On the listing, LCG Auctions says that, in the last nine months, a pair of 8GB versions of the 2007 factory sealed first-edition iPhone sold for “record prices.”
And this 4GB model – described as “an extraordinary collectible” that’s in “exceptional condition” – is even more “elusive.”
The phone was discontinued after only two months on the market due to “slow sales” after the updated 8GB model was released with double the storage space for just $100 more, according to LCG Auctions.
It is this “extreme scarcity” and its “limited production” that made the phone so rare and valuable, they added.
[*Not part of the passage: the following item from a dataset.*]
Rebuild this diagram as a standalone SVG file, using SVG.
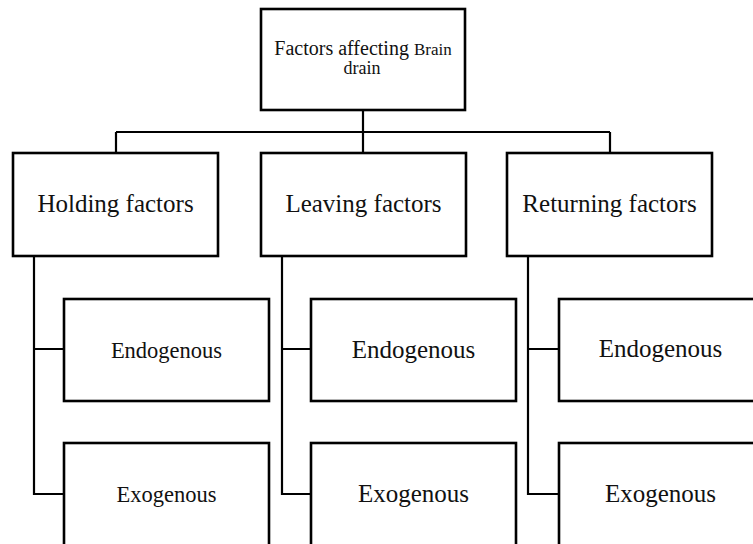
<svg xmlns="http://www.w3.org/2000/svg" width="753" height="544" viewBox="0 0 753 544">
<style>
.box{fill:#fff;stroke:#000;stroke-width:2.6}
.ln{fill:none;stroke:#000;stroke-width:2.2}
text{font-family:"Liberation Serif","Times New Roman",serif;fill:#111;text-anchor:middle}
.big{font-size:25px}
.mid{font-size:22.5px}
</style>
<rect x="0" y="0" width="753" height="544" fill="#fff"/>
<g id="connectors">
<path class="ln" d="M363 110V153M116 132H610M116 132V153M610 132V153"/>
<path class="ln" d="M34 256V494H64M34 349H64"/>
<path class="ln" d="M282 256V494H311M282 349H311"/>
<path class="ln" d="M528 256V494H559M528 349H559"/>
</g>
<g id="root">
<rect class="box" x="261" y="9" width="204" height="101"/>
<text x="363" y="55" style="font-size:20px">Factors affecting <tspan style="font-size:17px">Brain</tspan></text>
<text x="362" y="74" style="font-size:18px">drain</text>
</g>
<g id="holding">
<rect class="box" x="13" y="153" width="205" height="103"/>
<text class="big" x="115.5" y="212">Holding factors</text>
</g>
<g id="leaving">
<rect class="box" x="261" y="153" width="205" height="103"/>
<text class="big" x="363.5" y="212">Leaving factors</text>
</g>
<g id="returning">
<rect class="box" x="507" y="153" width="205" height="103"/>
<text class="big" x="609.5" y="212">Returning factors</text>
</g>
<g id="holding-endo">
<rect class="box" x="64" y="299" width="205" height="102"/>
<text class="mid" x="166.5" y="357.5">Endogenous</text>
</g>
<g id="holding-exo">
<rect class="box" x="64" y="443" width="205" height="104"/>
<text class="mid" x="166.5" y="502">Exogenous</text>
</g>
<g id="leaving-endo">
<rect class="box" x="311" y="299" width="205" height="102"/>
<text class="big" x="413.5" y="357.5">Endogenous</text>
</g>
<g id="leaving-exo">
<rect class="box" x="311" y="443" width="205" height="104"/>
<text class="big" x="413.5" y="502">Exogenous</text>
</g>
<g id="returning-endo">
<rect class="box" x="559" y="299" width="205" height="102"/>
<text class="big" x="660.5" y="357">Endogenous</text>
</g>
<g id="returning-exo">
<rect class="box" x="559" y="443" width="205" height="104"/>
<text class="big" x="660.5" y="502">Exogenous</text>
</g>
</svg>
The iPhone – which remains in its original packaging and has never been opened – is likely to remain sealed to prevent its value from plummeting.
Earlier this year, a first-generation 2007 iPhone sold for more than $63,000, while another unopened first-generation iPhone sold for more than $39,000 in a listing also by LCG Auctions in October.
The iPhone changed the way billions of people around the world communicate, make payments, do their jobs, take photos and even how they wake up in the morning. It killed dozens of industries (camcorders, MP3 players, flip phones) and gave life to many more.
Speaking at Apple’s annual Macworld expo in 2007, late Apple co-founder Steve Jobs opened his presentation with: “We’re going to make some history together today.” Jobs called the new smartphone a “revolutionary mobile phone” that will feature an iPod, phone and what he called an “Internet communicator.”
“It’s bad out there today,” said Jobs of mobile Web browsers. “It’s a real revolution to bring real Web browsing to a phone.”
Other rare Apple memorabilia or relics of Jobs’ life have also sold at auction for eye-watering prices.
In November, a buyer spent more than $200,000 on a pair of old Birkenstock sandals owned and worn by Jobs – setting a record for the highest price ever paid for a pair of sandals at auction, according to auction house Julien’s Auctions.